Amidst an uneven economic recovery and cautious consumer behavior, retailers are leaving no stone unturned to keep themselves on the growth trajectory, and Macy’s Inc. (M) is just doing exactly the same, to keep up in the race of the “Survival of the Fittest.” This is evident from its recently announced venture with the premium athletic shoes, apparel and accessories retailer, The Finish Line Inc. (FINL).
Finish Line, which will become an exclusive athletic footwear partner of Macy’s, will operate through the latter’s 450 plus locations as leased departments against a licensing fee, with rollout commencing in Spring 2013 and to be finished by Fall 2014. Additionally, Finish Line would manage Macy’s footwear collections and stock across 225 outlets starting in Spring 2013.
The deal seems to be profitable for both the parties. The addition of branded Finish Line products in the kitty will assist Macy’s in becoming a favorite destination for exclusive footwear collections, apart from its apparel, cosmetics and home furnishings offerings. This would help it to attract traffic both in stores and online.
On the other hand, Macy’s presence will facilitate Finish Line to tap under penetrated markets and enhance its customer base. The deal is expected to augment Finish Line’s top line by $250 million to $350 million annually in the long run. Currently, Finish Line operates 638 stores in malls.
The store-within-store concept is not new. J. C. Penney Company Inc. (JCP) operates in-store Sephora departments, and has also incorporated stores of MNG by Mango and Call It Spring by The ALDO Group in its store suite.
Macy’s departmental stores sell a wide range of merchandise. Its products include men’s, women’s, and children’s apparel and accessories, cosmetics, home furnishings and other consumer goods.
In an attempt to increase sales, profitability and cash flow, the company has been taking steps such as integration of operations, consolidation of divisions, customer-centric localization initiatives, as well as developing e-commerce business and online order fulfillment centers.
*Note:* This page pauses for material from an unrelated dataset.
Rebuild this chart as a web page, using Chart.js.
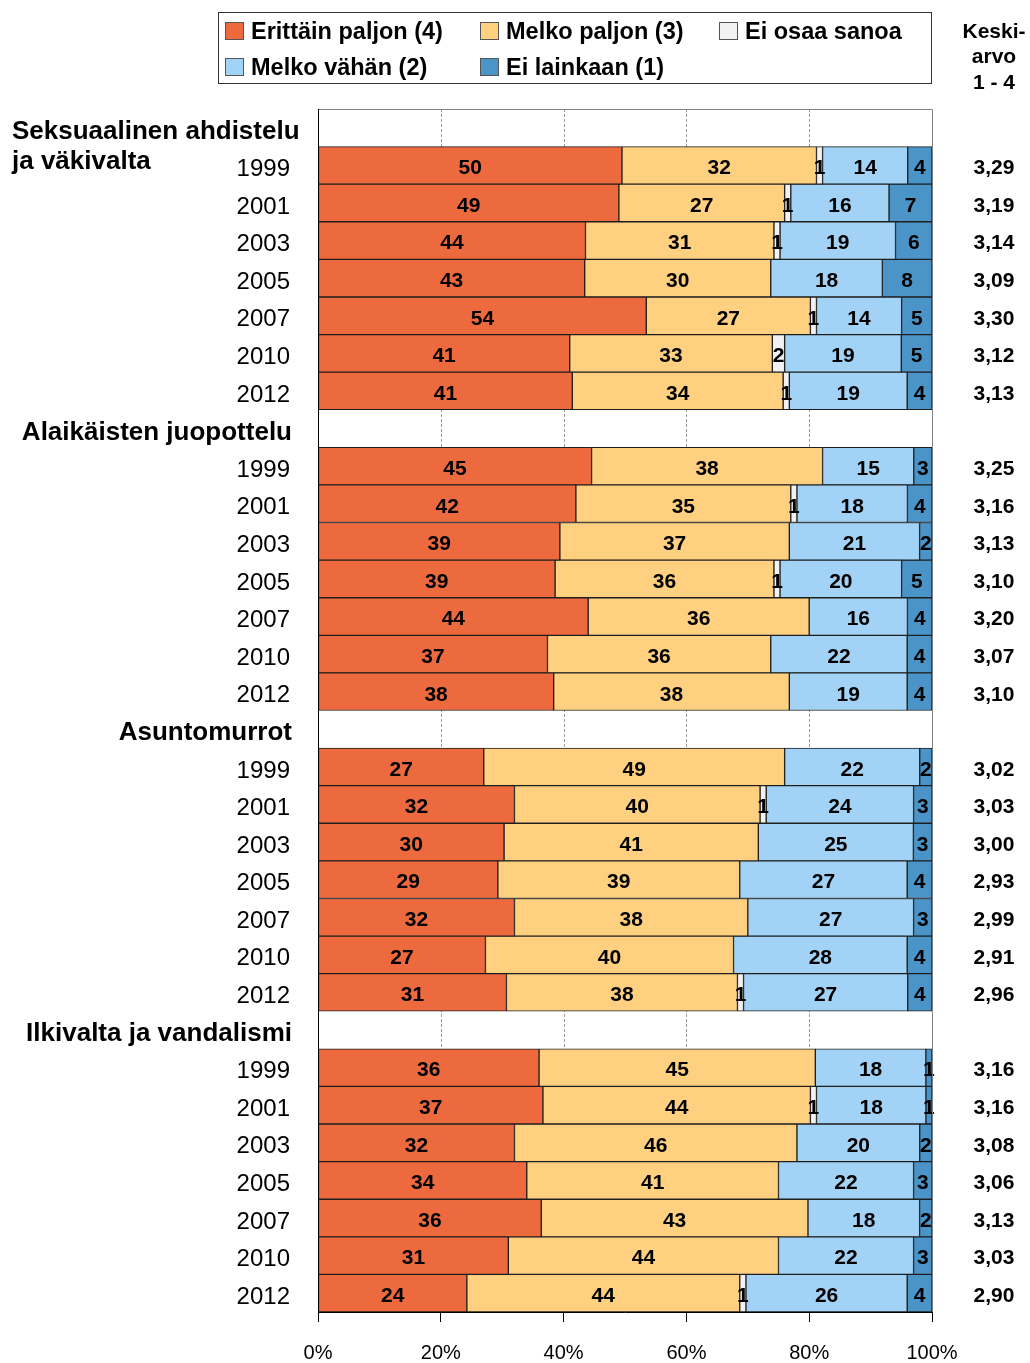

Moreover, Macy’s continues to focus on price optimization, inventory management and merchandise planning to drive traffic.
However, the company’s customers remain sensitive to macroeconomic factors including interest rate hikes, increase in fuel and energy costs, credit availability, unemployment levels and high household debt levels, which may negatively impact their discretionary spending, and in turn the company’s growth and profitability.
Currently, we have a long-term Neutral recommendation on the stock. However, Macy’s holds a Zacks #2 Rank that translates into a short-term Buy rating, and well defines its relentless endeavors to combat an economy that still lacks luster.